En 1971, la ville acquiert la ferme de l’abbaye (superficie d’environ 65 hectares). En 1984-1985, les premiers travaux sont entrepris. Ils concernent l’aménagement des abords de la grange et débutent par la démolition des dépendances accolées.Le terrain est aménagé en espace public avec espaces verts et une cour pavée. Au sud-est un petit jardin clos de murs communique avec le chevet de l’église Saint-Samson.

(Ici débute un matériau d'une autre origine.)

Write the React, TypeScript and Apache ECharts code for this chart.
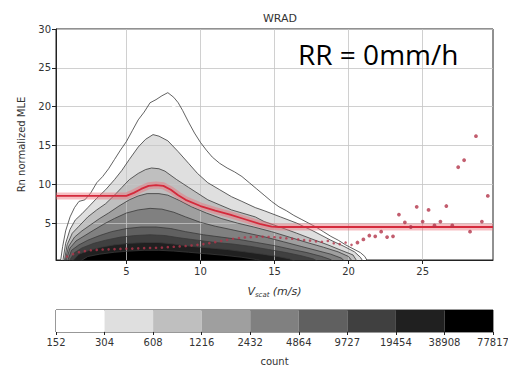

Les travaux d’aménagement des intérieurs, confiés à M. Louis HUGUES, architecte, suivent dans un second temps. Matériaux de qualité, travaillés à l’ancienne sont choisis à l'exemple du carrelage, façonné à la main et cuit au feu de bois par l’entreprise Fauvel de Moon-sur-Elle qui a fourni le carrelage de l’abbatiale et du réfectoire du Mont-saint-Michel ainsi que la salle du Grand Echiquier de Caen. En 1989, la Grange aux dîmes peut accueillir différentes activités socioculturelles. La grande salle, dans la partie classée, est destinée aux réceptions, spectacles et expositions. La partie non classée, composée de deux étages, comporte plusieurs salles pour des activités culturelles. La partie charnière comprend les différents services : cuisine, chaufferie, sanitaires, vestiaires.